Check out your co-passengers: aspiring film actors, aspiring soap actors, aspiring short film actors, aspiring theatre actors, aspiring ad film actors, and one uncle who also happens to be Gosling-fit. Another rake arrives, the doors hiss open and you step into Narnia. Mind the gap.

The air-conditioning is so Eskimo that three toes immediately fall off and your testicles huddle closer for warmth. Gliding on wings of a million ball bearings, you draw into DN Nagar, which is really Indian Oil Nagar, but boo-hoo, whatchu’ gonna do, it’s so comfy, it’s so cool, the hills are alive with the sound of music and rivulets of perspiration have frozen into glaciers of ice, and you’re at Azad Nagar.

Here is where we meet. If you’re sitting in my seat – yes, my seat – I will scowl at you. I have offered my sweat and tears to the Metro, suffering through years and light-years of oxygen-laden dust and traffucked diversions while its builders played inky-pinky-ponky to pick a deadline for completion. Since I contracted both malaria and dengue in that eon, I like to think my blood was offered too.

My Metro has no beggars, no salesmen, no door mafia, and no fourth seat. What it does have is joint families attempting to fit in a single selfie, couples leaning against the sign that implores them not to lean against the door, and a sugar-high kid, hinged to the pole, running round and round and round until the train stops at Andheri and hush-a bush-a we all fall down.

A crowd awaits, and we brace for a scrum. But – hallelujah deux! – commuters have arrayed themselves in an impenetrable battle formation – The Queue – and everybody files in and out with few casualties. Meanwhile, a trembling granny holds up the escalator by refusing to board the moving stairway to hell, while her family attempts to convince her that at Andheri, there are no steps.
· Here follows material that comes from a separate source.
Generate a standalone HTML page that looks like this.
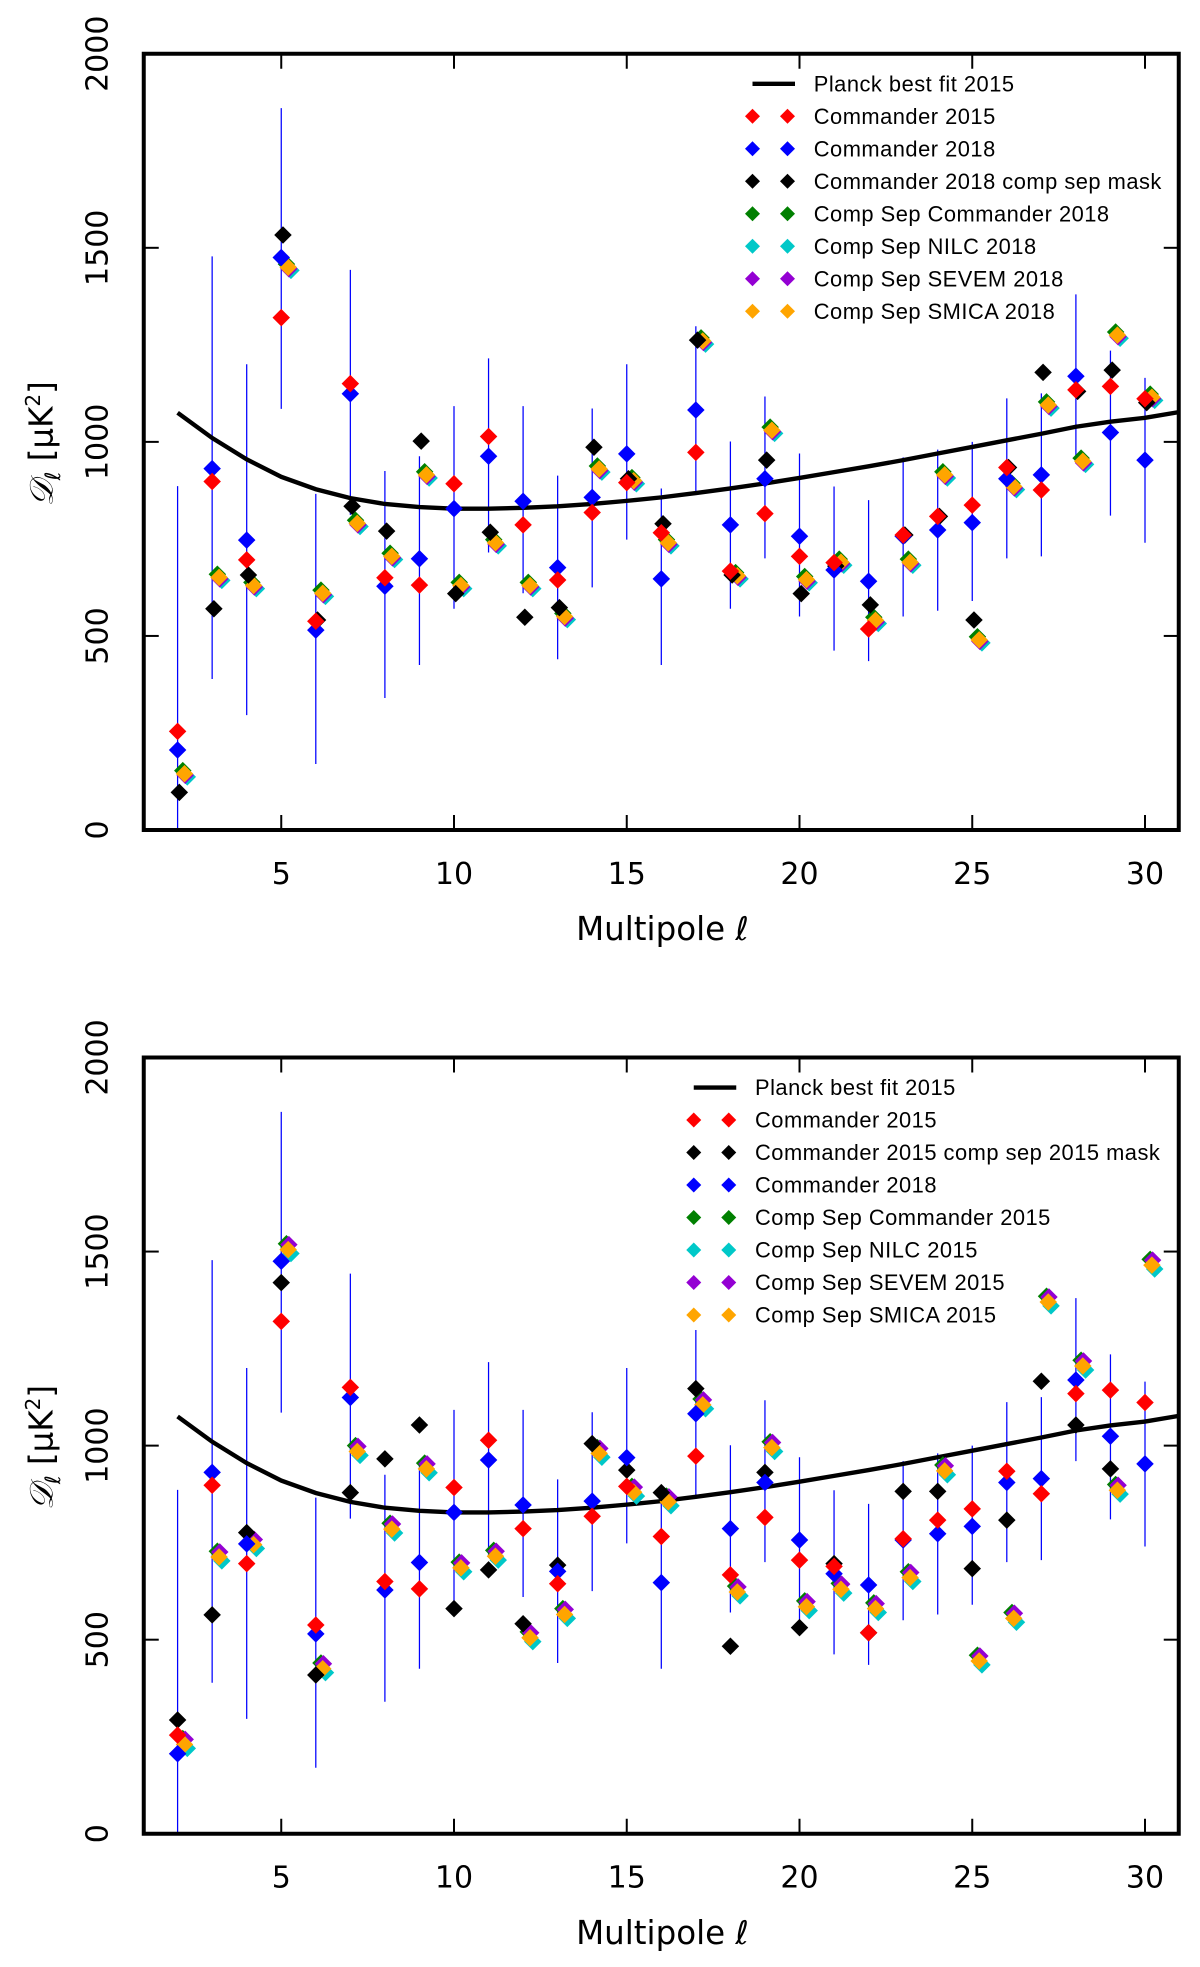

Which there aren’t.

The train begins to ascend even higher into civilian airspace and you expect the snacks trolley to appear any minute now. Instead, we soar gloriously over a flyover above an arterial road and into the space station of Magicbricks Western Express Highway. WEH is a halt; Paschim Drutgati Mahamarg is a pilgrimage site. Prostrate yourself before the ticker displaying per square foot rates of all the real estate you can’t afford (Napean Sea Road 62127 3 per cent ?, Kalyan 6041 6 per cent ?).

Next up is Chakala (JB Nagar), which poses existential questions: are we in JB Nagar or Chakala or neither or both, why is the ladies compartment demarcated by a solitary sagging ribbon, and can we have this beautiful beast of a Metro take us all the way to Alibaug, please and thank you? Metro: Andheri/Ghatkopar; Eurotunnel: England/France.

It is faster to walk from Chakala to Airport Road than buy tokens, clear security, wait for a train…all this to reach a spot that is over a kilometre away from the airport. The road itself has five-star hotels on both sides and footpaths only on one. Skip this and proceed to Marol Naka.

You must be exhausted after sitting in a frigid cocoon for 14 whole minutes. Poor you. Would you care to freshen up in the cloakroom? A scantily clad handmaiden will dispense papyrus towels after you’re done. No she won’t, but Metro loos are very clean.

At Saki Naka, the opulent suites of the Holiday Inn next to the station have a wonderful view of slums. At Asalpha – which sounds like a flammable compound, but isn’t – these favelas are on hilltops. Hardly anyone gets on or off at Jagruti Nagar, so of course they built massive balconies from which you can watch jumbo jets land.

This is where we all shuffle to our feet to burst out the door at Ghatkopar and plunge down the stairs to spend 49 seconds less in the exit queue before we charge to be first in line at the railway’s Automatic Ticket Vending Machine that is out of order.

In a few years, Metros will cover the city, Mumbai will become Gotham and intrepid townies will venture out on suburban Metro expeditions to explore the mysterious charms of Shimpoli and Ovaripada. Amen.